## start
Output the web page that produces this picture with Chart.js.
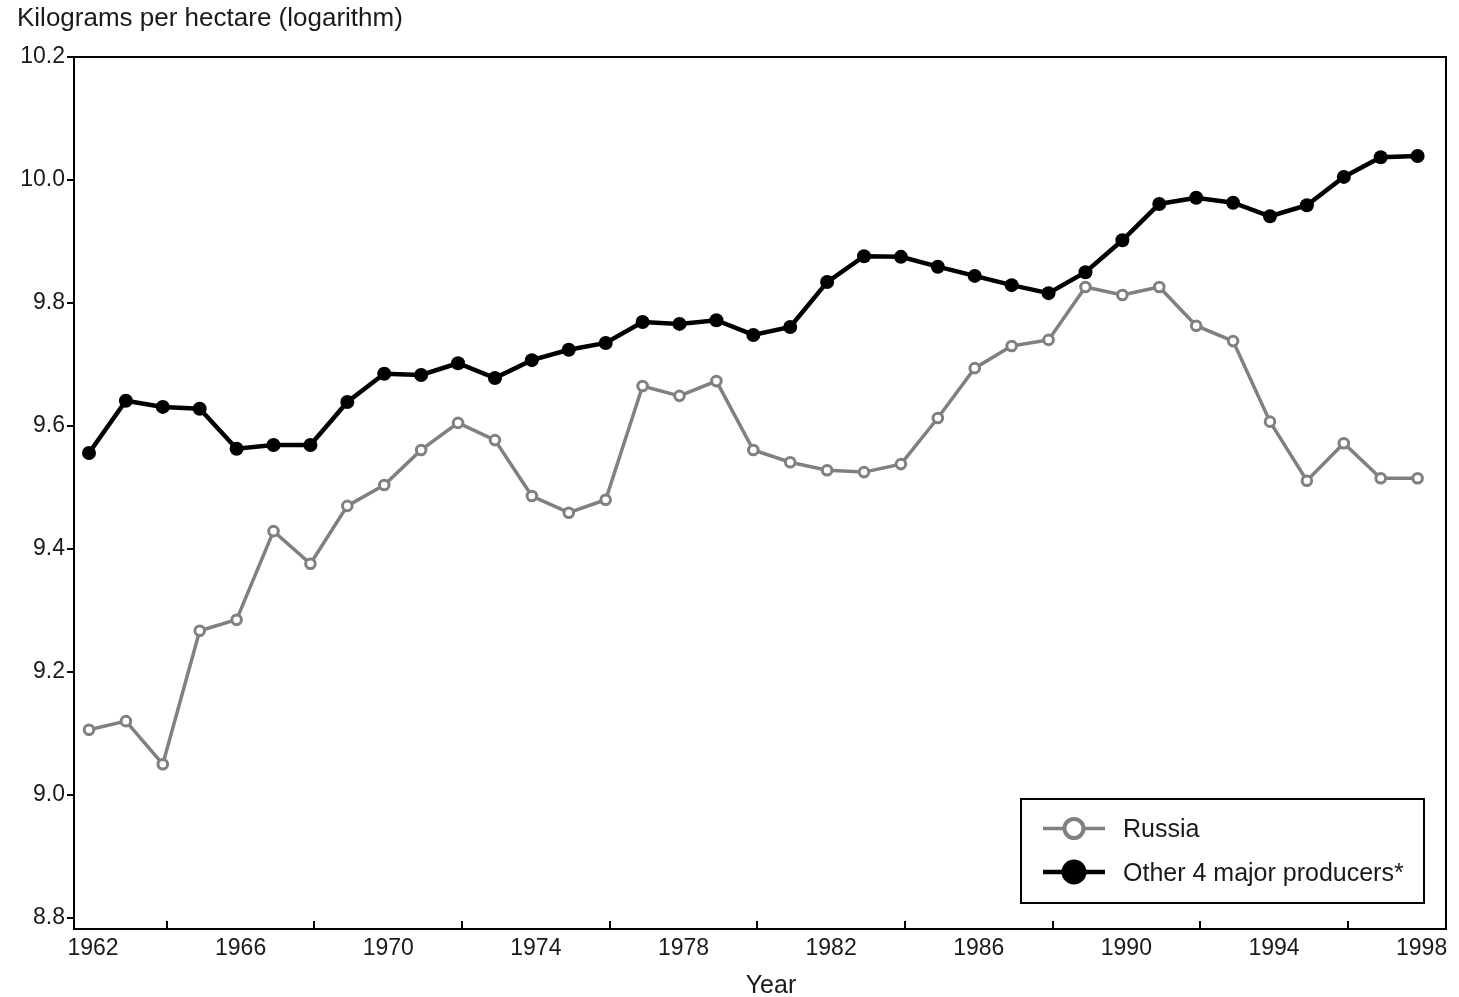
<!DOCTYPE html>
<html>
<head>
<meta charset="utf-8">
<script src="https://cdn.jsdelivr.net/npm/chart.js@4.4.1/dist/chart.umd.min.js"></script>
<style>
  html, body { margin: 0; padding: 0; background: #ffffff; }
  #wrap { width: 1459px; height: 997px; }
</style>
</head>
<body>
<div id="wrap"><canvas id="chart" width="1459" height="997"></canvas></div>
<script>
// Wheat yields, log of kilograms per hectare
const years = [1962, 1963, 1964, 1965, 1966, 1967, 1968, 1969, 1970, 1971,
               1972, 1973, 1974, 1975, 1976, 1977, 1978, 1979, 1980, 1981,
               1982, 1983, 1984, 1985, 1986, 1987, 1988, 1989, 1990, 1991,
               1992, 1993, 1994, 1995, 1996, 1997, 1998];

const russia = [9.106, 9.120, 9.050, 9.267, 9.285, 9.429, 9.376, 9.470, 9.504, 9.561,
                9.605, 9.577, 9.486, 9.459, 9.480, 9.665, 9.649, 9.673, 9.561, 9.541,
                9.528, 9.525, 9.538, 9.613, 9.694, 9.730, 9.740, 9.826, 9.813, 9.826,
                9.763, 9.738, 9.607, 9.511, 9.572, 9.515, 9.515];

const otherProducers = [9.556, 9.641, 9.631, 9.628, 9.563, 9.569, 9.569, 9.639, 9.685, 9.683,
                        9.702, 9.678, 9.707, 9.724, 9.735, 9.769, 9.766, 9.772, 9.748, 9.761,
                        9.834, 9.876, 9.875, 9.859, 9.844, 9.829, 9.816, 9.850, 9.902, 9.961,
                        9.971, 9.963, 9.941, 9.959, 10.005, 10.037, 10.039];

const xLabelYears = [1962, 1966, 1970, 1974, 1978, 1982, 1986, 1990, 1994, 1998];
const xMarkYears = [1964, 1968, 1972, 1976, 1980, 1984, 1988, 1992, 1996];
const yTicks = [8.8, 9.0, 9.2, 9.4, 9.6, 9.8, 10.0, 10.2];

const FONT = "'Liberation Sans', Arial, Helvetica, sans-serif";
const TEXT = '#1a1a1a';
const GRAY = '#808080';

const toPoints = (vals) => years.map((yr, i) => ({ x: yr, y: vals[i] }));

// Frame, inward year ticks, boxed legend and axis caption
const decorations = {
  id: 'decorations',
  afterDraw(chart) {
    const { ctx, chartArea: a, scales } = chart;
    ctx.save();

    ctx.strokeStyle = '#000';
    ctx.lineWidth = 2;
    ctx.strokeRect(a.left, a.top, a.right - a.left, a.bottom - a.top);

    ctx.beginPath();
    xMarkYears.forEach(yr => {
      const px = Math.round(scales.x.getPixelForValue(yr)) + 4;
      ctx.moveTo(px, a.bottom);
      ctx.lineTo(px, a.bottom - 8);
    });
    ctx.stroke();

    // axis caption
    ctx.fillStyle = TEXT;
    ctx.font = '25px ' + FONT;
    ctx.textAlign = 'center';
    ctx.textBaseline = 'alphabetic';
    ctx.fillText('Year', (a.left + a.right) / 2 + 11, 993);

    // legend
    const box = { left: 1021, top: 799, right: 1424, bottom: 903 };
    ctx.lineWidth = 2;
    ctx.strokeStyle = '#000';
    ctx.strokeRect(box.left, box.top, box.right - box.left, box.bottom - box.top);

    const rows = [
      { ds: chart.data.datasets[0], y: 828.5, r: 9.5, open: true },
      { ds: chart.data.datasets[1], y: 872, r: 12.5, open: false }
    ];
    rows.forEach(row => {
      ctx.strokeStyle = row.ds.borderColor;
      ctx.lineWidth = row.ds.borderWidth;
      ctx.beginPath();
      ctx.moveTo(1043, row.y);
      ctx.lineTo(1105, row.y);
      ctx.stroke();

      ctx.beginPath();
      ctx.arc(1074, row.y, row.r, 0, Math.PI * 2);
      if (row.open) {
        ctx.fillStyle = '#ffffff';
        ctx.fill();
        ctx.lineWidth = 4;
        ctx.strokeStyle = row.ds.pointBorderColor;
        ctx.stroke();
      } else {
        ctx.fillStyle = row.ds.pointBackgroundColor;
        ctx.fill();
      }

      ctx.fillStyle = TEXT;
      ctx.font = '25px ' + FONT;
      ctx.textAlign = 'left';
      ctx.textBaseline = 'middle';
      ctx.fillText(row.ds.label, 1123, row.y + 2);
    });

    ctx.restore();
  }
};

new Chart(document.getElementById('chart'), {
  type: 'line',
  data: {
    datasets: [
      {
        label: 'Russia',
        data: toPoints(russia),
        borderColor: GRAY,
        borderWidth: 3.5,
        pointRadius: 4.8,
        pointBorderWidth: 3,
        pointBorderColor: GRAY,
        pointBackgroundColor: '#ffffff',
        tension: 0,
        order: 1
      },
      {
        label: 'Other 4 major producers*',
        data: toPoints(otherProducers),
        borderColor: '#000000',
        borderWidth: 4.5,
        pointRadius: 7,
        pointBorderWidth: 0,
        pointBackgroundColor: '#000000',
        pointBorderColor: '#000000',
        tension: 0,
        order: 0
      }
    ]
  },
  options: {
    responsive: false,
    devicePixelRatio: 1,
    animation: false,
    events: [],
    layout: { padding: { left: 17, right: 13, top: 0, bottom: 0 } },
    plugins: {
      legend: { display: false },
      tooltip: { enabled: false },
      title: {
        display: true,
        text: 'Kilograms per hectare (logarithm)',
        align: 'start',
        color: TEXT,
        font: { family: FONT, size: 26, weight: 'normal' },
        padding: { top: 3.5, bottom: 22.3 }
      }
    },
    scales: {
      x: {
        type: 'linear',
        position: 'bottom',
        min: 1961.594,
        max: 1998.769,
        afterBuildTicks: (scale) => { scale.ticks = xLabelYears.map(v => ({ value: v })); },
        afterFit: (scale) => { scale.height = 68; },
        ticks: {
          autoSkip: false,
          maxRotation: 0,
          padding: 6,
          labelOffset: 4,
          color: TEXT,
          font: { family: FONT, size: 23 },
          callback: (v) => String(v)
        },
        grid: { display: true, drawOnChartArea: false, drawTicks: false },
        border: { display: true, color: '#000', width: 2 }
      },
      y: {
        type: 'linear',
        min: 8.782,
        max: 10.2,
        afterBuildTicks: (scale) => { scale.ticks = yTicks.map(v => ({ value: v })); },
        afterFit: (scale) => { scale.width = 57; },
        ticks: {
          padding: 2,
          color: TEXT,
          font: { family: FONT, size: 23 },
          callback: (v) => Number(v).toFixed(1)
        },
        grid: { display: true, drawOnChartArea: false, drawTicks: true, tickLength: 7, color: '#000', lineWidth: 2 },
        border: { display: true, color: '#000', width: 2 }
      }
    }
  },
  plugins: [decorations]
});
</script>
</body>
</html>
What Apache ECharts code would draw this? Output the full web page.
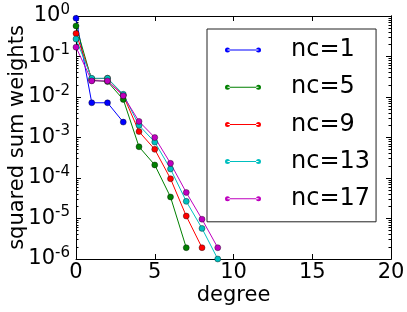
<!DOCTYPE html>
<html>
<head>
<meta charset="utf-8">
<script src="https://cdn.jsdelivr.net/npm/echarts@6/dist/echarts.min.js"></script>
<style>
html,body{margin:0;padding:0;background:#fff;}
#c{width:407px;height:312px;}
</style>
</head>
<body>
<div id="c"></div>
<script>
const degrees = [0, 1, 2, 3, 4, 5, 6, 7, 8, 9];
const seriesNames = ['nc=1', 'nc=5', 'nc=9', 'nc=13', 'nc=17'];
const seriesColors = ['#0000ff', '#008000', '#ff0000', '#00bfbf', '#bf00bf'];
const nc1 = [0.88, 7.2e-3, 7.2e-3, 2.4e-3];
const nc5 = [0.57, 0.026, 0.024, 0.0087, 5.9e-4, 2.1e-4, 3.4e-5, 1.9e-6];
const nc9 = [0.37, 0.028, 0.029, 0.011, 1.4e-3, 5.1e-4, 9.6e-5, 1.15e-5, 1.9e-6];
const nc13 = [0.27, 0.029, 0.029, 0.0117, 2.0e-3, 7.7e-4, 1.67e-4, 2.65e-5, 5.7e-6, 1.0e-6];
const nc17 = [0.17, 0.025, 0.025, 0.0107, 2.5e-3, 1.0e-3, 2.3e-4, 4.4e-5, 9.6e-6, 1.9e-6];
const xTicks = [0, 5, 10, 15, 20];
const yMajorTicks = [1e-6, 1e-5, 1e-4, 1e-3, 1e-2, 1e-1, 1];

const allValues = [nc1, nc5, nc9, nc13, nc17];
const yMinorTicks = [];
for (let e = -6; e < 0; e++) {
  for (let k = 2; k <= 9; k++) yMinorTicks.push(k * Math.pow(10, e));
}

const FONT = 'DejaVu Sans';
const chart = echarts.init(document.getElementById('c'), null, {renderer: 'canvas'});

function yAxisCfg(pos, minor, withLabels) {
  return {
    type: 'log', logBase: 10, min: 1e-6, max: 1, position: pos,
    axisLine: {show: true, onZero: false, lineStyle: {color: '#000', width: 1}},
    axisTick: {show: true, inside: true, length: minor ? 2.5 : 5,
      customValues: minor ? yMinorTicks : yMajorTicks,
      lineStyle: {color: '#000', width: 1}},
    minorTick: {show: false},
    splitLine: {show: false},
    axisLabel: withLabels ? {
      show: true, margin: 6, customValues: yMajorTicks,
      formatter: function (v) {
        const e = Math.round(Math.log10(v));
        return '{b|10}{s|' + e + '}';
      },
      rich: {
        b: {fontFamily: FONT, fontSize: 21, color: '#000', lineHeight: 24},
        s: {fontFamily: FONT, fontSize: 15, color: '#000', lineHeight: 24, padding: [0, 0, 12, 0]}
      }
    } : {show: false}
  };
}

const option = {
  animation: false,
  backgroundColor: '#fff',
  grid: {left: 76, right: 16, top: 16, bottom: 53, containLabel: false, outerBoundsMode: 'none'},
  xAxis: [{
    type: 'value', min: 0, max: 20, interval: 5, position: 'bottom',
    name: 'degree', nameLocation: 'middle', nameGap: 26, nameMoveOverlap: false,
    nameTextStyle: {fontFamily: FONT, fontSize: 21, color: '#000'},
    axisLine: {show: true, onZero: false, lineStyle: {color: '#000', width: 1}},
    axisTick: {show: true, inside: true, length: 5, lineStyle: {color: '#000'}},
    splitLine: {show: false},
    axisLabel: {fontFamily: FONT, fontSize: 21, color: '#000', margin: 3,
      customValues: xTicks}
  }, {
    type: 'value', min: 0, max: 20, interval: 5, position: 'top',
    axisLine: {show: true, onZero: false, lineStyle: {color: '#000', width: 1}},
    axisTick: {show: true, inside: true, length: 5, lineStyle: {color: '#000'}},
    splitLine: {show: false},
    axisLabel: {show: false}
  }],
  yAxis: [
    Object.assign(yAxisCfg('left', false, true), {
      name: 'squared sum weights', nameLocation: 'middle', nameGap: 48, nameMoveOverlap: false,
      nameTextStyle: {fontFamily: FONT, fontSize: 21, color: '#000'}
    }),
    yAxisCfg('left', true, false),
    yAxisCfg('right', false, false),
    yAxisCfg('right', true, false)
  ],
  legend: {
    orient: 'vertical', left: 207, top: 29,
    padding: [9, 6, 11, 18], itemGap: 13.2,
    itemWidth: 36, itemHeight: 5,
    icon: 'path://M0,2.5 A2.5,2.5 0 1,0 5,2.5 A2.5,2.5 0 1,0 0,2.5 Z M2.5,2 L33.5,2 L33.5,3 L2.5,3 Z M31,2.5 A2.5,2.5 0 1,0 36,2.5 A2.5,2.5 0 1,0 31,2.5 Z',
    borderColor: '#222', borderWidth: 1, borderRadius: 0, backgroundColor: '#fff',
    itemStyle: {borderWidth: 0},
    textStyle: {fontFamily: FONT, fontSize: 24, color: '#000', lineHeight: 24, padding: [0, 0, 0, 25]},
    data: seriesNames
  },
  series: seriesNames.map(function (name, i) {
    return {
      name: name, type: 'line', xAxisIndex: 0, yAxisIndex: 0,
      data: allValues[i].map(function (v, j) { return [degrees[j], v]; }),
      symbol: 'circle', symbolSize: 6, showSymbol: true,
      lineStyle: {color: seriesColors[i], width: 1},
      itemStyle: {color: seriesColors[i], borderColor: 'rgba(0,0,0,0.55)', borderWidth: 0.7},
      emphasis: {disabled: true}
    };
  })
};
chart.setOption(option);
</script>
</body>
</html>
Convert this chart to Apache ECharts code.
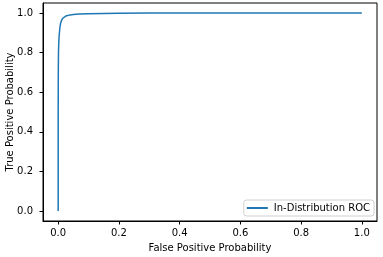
## end
■ TASK TO CARRY OUT:
Extract all lines containing the word "page".

■ WRITTEN ANSWER:
Output the web page that produces this picture with Chart.js.
What Apache ECharts code would draw this? Output the full web page.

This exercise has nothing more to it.